Edición Europa

2022 número 1

Audiovisual

Emilia

IDENTIDADE DE MENINA

Assim nos chega Emília: a festa dos oito anos, a caixinha do sumo, a discussão dos pais, a alienação do drama familiar pela entrega à dança. Quem é Emília? É essa que dança para não ver o mundo ruir. Mas algo mudou. A avó que tanto acreditava nela morreu, ditando o fim da sua infância e chamando-a a ser adulta, a deixar a pergunta “Quem sou?” e passar à pergunta “O que quero fazer?”

A série propõe-se fazer uma crítica ao nosso tempo, o rápido, o imediato, o catalogável. A identidade é um flash, “comparar-se em tempo real,” ser o que cabe num retrato, o que chega a mais pessoas e lhes diz, sou isto, gosta de mim, compra-me. Mas a identidade diz respeito ao verdadeiro, ao essencial e o que aqui se mostra é a confusão entre identidade e ideal, identidade e identificação, identidade e mercadoria. Quem se oferece ao olhar não sabe quem vê, e quem olha não sabe o que vê. 

Ser visto, diz Emília, para a vida ter sentido. Olhar e ser olhado. Que estranho corpo que se faz só de um órgão. 
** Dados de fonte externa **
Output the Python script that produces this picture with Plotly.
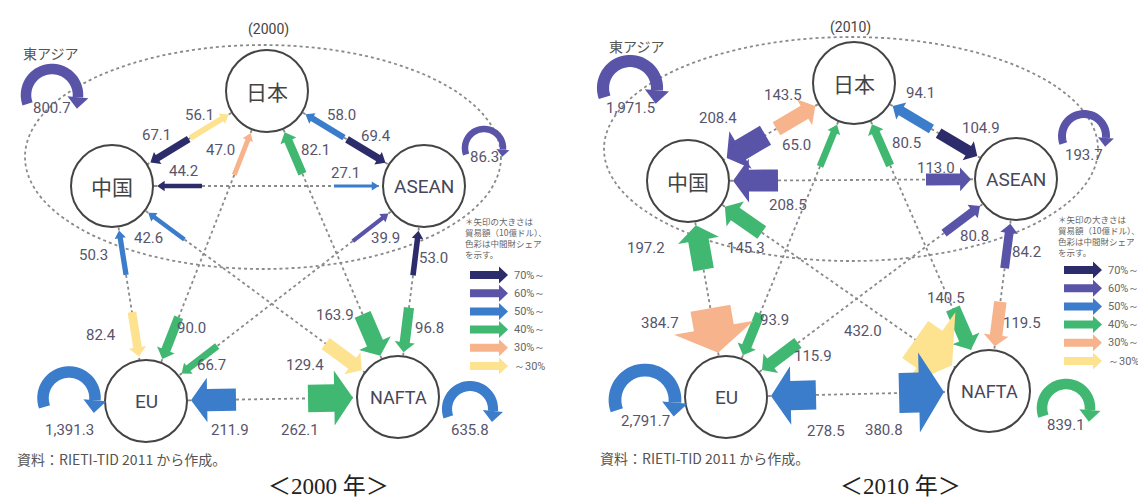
import math
import plotly.graph_objects as go

# ---------------- data ----------------
REGIONS = ["日本", "中国", "ASEAN", "EU", "NAFTA"]
FLOW_ORIGIN = ["日本", "中国", "日本", "ASEAN", "ASEAN", "中国", "日本", "EU", "日本", "NAFTA",
               "中国", "EU", "中国", "NAFTA", "ASEAN", "EU", "ASEAN", "NAFTA", "EU", "NAFTA"]
FLOW_DEST = ["中国", "日本", "ASEAN", "日本", "中国", "ASEAN", "EU", "日本", "NAFTA", "日本",
             "EU", "中国", "NAFTA", "中国", "EU", "ASEAN", "NAFTA", "ASEAN", "NAFTA", "EU"]
VALUE_2000 = [67.1, 56.1, 69.4, 58.0, 44.2, 27.1, 90.0, 47.0, 163.9, 82.1,
              82.4, 50.3, 129.4, 42.6, 66.7, 39.9, 96.8, 53.0, 262.1, 211.9]
SHARE_2000 = ["70%～", "～30%", "70%～", "50%～", "70%～", "50%～", "40%～", "30%～", "40%～", "40%～",
              "～30%", "50%～", "～30%", "50%～", "40%～", "60%～", "40%～", "70%～", "40%～", "50%～"]
VALUE_2010 = [208.4, 143.5, 104.9, 94.1, 208.5, 113.0, 93.9, 65.0, 140.5, 80.5,
              384.7, 197.2, 432.0, 145.3, 115.9, 80.8, 119.5, 84.2, 380.8, 278.5]
SHARE_2010 = ["60%～", "30%～", "70%～", "50%～", "60%～", "60%～", "40%～", "40%～", "40%～", "40%～",
              "30%～", "40%～", "～30%", "40%～", "40%～", "60%～", "30%～", "60%～", "50%～", "50%～"]
INTRA_REGION = ["東アジア", "ASEAN", "EU", "NAFTA"]
INTRA_2000 = [800.7, 86.3, 1391.3, 635.8]
INTRA_SHARE_2000 = ["60%～", "60%～", "50%～", "50%～"]
INTRA_2010 = [1971.5, 193.7, 2791.7, 839.1]
INTRA_SHARE_2010 = ["60%～", "60%～", "50%～", "40%～"]
SHARE_CLASSES = ["70%～", "60%～", "50%～", "40%～", "30%～", "～30%"]
SHARE_COLORS = ["#2d2c6b", "#5a54a8", "#3b7dcb", "#41b872", "#f7b48c", "#fde28f"]
NOTE_LINES = ["＊矢印の大きさは", "貿易額（10億ドル）、", "色彩は中間財シェア", "を示す。"]
SOURCE_TEXT = "資料：RIETI-TID 2011 から作成。"

# ---------------- layout (positions in page pixels) ----------------
PANELS = [
    dict(year="2000", values=VALUE_2000, shares=SHARE_2000, intra=INTRA_2000, intra_share=INTRA_SHARE_2000,
         nodes={"日本": (259, 83), "中国": (104, 178), "ASEAN": (416, 178), "EU": (138, 393), "NAFTA": (390, 389)},
         ellipse=(255, 149, 238, 112),
         loops=[(44, 87, 26, 13), (476, 140, 19, 9), (61, 390, 26, 32), (462, 401, 23, 21)],
         label_off=[(6, -27), (-29, 0), (-10, -27), (36, 1), (26, -15), (-34, -13), (29, -31), (-30, 17),
                    (-45, -41), (31, 18), (-38, -22), (-26, 25), (-57, -5), (0, 25), (30, -8), (-3, 24),
                    (26, -24), (15, 27), (-53, 32), (39, 30)],
         title=(260, 21), ea=(42, 45), source=(7, 451), caption=(320, 478),
         note=(455, 229), legend=(462, 267)),
    dict(year="2010", values=VALUE_2010, shares=SHARE_2010, intra=INTRA_2010, intra_share=INTRA_SHARE_2010,
         nodes={"日本": (846, 75), "中国": (680, 173), "ASEAN": (1008, 171), "EU": (718, 389), "NAFTA": (981, 383)},
         ellipse=(843, 141, 247, 112),
         loops=[(622, 80, 27, 20), (1076, 128, 22, 19), (637, 392, 30, 21), (1058, 400, 24, 17)],
         label_off=[(-9, -40), (-32, -11), (4, -28), (28, -13), (55, 24), (-35, -11), (32, -35), (-41, 20),
                    (-25, -52), (34, 19), (-58, -30), (-50, 23), (-89, -34), (21, 41), (51, -14), (-6, 30),
                    (27, -23), (16, 28), (-60, 38), (55, 35)],
         title=(842, 19), ea=(628, 38), source=(590, 450), caption=(892, 478),
         note=(1048, 227), legend=(1056, 262)),
]

R_NODE = 41
GAP = 4
ARROW_LEN = 45
LABEL_COLOR = "#57546c"
NUM_FONT = "Roboto, Arial, sans-serif"
JP_FONT = "Noto Sans CJK JP, sans-serif"

shapes = []
annotations = []


def color_of(share):
    return SHARE_COLORS[SHARE_CLASSES.index(share)]


def poly(points, color):
    path = "M " + " L ".join(f"{x:.2f},{y:.2f}" for x, y in points) + " Z"
    shapes.append(dict(type="path", path=path, xref="x", yref="y", fillcolor=color,
                       line=dict(color=color, width=0), layer="above"))


def arrow(tip, u, w, hw, hl, length, color):
    n = (-u[1], u[0])
    sx, sy = tip[0] - u[0] * length, tip[1] - u[1] * length
    bx, by = tip[0] - u[0] * hl, tip[1] - u[1] * hl
    pts = [(sx + n[0] * w / 2, sy + n[1] * w / 2), (bx + n[0] * w / 2, by + n[1] * w / 2),
           (bx + n[0] * hw / 2, by + n[1] * hw / 2), tip,
           (bx - n[0] * hw / 2, by - n[1] * hw / 2), (bx - n[0] * w / 2, by - n[1] * w / 2),
           (sx - n[0] * w / 2, sy - n[1] * w / 2)]
    poly(pts, color)


def text(x, y, s, size, color=LABEL_COLOR, family=NUM_FONT, xanchor="center"):
    annotations.append(dict(x=x, y=y, xref="x", yref="y", text=s, showarrow=False,
                            xanchor=xanchor, yanchor="middle", align=xanchor if xanchor != "center" else "center",
                            font=dict(size=size, color=color, family=family)))


for P in PANELS:
    nodes = P["nodes"]
    cx, cy, a, b = P["ellipse"]
    shapes.append(dict(type="circle", xref="x", yref="y", x0=cx - a, x1=cx + a, y0=cy - b, y1=cy + b,
                       line=dict(color="#8a8a8a", width=1.8, dash="dot"), layer="above"))
    # dashed connectors
    for i in range(len(REGIONS)):
        for j in range(i + 1, len(REGIONS)):
            p, q = nodes[REGIONS[i]], nodes[REGIONS[j]]
            shapes.append(dict(type="line", xref="x", yref="y", x0=p[0], y0=p[1], x1=q[0], y1=q[1],
                               line=dict(color="#8a8a8a", width=1.8, dash="dot"), layer="above"))
    # nodes
    for r in REGIONS:
        x, y = nodes[r]
        shapes.append(dict(type="circle", xref="x", yref="y", x0=x - R_NODE, x1=x + R_NODE,
                           y0=y - R_NODE, y1=y + R_NODE, fillcolor="white",
                           line=dict(color="#444444", width=2), layer="above"))
        if r in ("日本", "中国"):
            text(x, y, r, 21, "#444444", JP_FONT)
        else:
            text(x, y, r, 19 if r != "NAFTA" else 18, "#47465a", NUM_FONT)
    # intra-regional loops
    for k, region in enumerate(INTRA_REGION):
        lcx, lcy, lr, ldy = P["loops"][k]
        v = P["intra"][k]
        col = color_of(P["intra_share"][k])
        lw = 1.8 * math.log(v) - 1.5
        t0, t1 = math.radians(200), math.radians(-5)
        pts = []
        for s in range(41):
            t = t0 + (t1 - t0) * s / 40
            pts.append((lcx + lr * math.cos(t), lcy - lr * math.sin(t)))
        path = "M " + " L ".join(f"{x:.2f},{y:.2f}" for x, y in pts)
        shapes.append(dict(type="path", path=path, xref="x", yref="y", fillcolor="rgba(0,0,0,0)",
                           line=dict(color=col, width=lw), layer="above"))
        ex, ey = pts[-1]
        tu = (math.sin(t1), math.cos(t1))
        hw, hl = 2.0 * lw, 1.1 * lw
        tip = (ex + tu[0] * hl, ey + tu[1] * hl)
        arrow(tip, tu, 0, hw, hl, hl, col)
        text(lcx, lcy + ldy, f"{v:,.1f}", 15)
    # bilateral flows
    for k in range(len(FLOW_ORIGIN)):
        src, dst = nodes[FLOW_ORIGIN[k]], nodes[FLOW_DEST[k]]
        dx, dy = dst[0] - src[0], dst[1] - src[1]
        d = math.hypot(dx, dy)
        u = (dx / d, dy / d)
        tip = (dst[0] - u[0] * (R_NODE + GAP), dst[1] - u[1] * (R_NODE + GAP))
        v = P["values"][k]
        w = max(2.4, 0.105 * v)
        hw = max(2 * w, w + 6)
        hl = min(5 + 0.25 * hw, 30)
        arrow(tip, u, w, hw, hl, ARROW_LEN, color_of(P["shares"][k]))
        ox, oy = P["label_off"][k]
        text(tip[0] + ox, tip[1] + oy, f"{v:,.1f}", 15)
    # texts
    text(*P["title"], f"({P['year']})", 14, "#444444")
    text(*P["ea"], INTRA_REGION[0], 14, "#555555", JP_FONT)
    text(P["source"][0], P["source"][1], SOURCE_TEXT, 14, "#555555", JP_FONT, xanchor="left")
    text(*P["caption"], f"＜{P['year']} 年＞", 23, "#222222",
         "Liberation Serif, Noto Sans CJK JP, serif")
    text(P["note"][0], P["note"][1], "<br>".join(NOTE_LINES), 8.5, "#666666", JP_FONT, xanchor="left")
    # legend
    lx, ly = P["legend"]
    for k, cls in enumerate(SHARE_CLASSES):
        yy = ly + k * 18.2
        arrow((lx + 38, yy), (1, 0), 8, 17, 9, 38, SHARE_COLORS[k])
        text(lx + 42, yy, cls, 11, "#666666", NUM_FONT, xanchor="left")

fig = go.Figure(go.Scatter(x=[0, 1146], y=[0, 499], mode="markers", marker=dict(opacity=0),
                           hoverinfo="skip", showlegend=False))
fig.update_layout(width=1146, height=499, margin=dict(l=0, r=0, t=0, b=0),
                  paper_bgcolor="white", plot_bgcolor="white",
                  xaxis=dict(range=[0, 1146], visible=False, fixedrange=True),
                  yaxis=dict(range=[499, 0], visible=False, fixedrange=True),
                  shapes=shapes, annotations=annotations, showlegend=False)
fig.write_html("out.html")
É quando Emília decide dançar que volta a ter corpo, deixa de haver solos, e passa a existir pelo menos um duo. A identidade faz-se na relação com os outros. Emília e Rosa são forçadas a olhar uma para a outra, e a responder à pergunta: “O que queres fazer com o teu sofrimento?”, “A que grupo pertences: aos que evitam o sofrimento, ou aos que o abraçam?” Sob o olhar sábio de dois homens bem diferentes, o que questiona e o quer transmitir algo -ainda em lugar mestre-, as duas são empurradas a uma resposta.

É disso que se trata Emília. Um retrato de uma identidade feminina, estilhaçado e reconstruído. E é aí que a série brilha, que nos comove, que torcemos por estas duas. Quando saem da sua dança a solo, de um feminino de comparação e competição, de um materno que é o do imposto, do sacrificial, e começam a mostrar-se, a falar, a levantar-se juntas do chão. A identidade feminina começa a construir-se. Porque mulher, não é uma foto, uma fórmula, um lugar onde se chega. Uma mulher é o processo, um tornar-se. Como seria ser mulher num mundo de amizade feminina? Em que se possa ter celulite, ser estranha, querer ou não querer ser mãe. Só então a identidade pode advir de uma escolha e não de uma imposição. Ser do campo da verdade e não do faz de conta. Que falta faz às mulheres, ser amadas por mulheres.

 

Emília (Filipa Amaro), RTP. 1era temporada de 6 capítulos, disponíveis para assistir na RTP Play.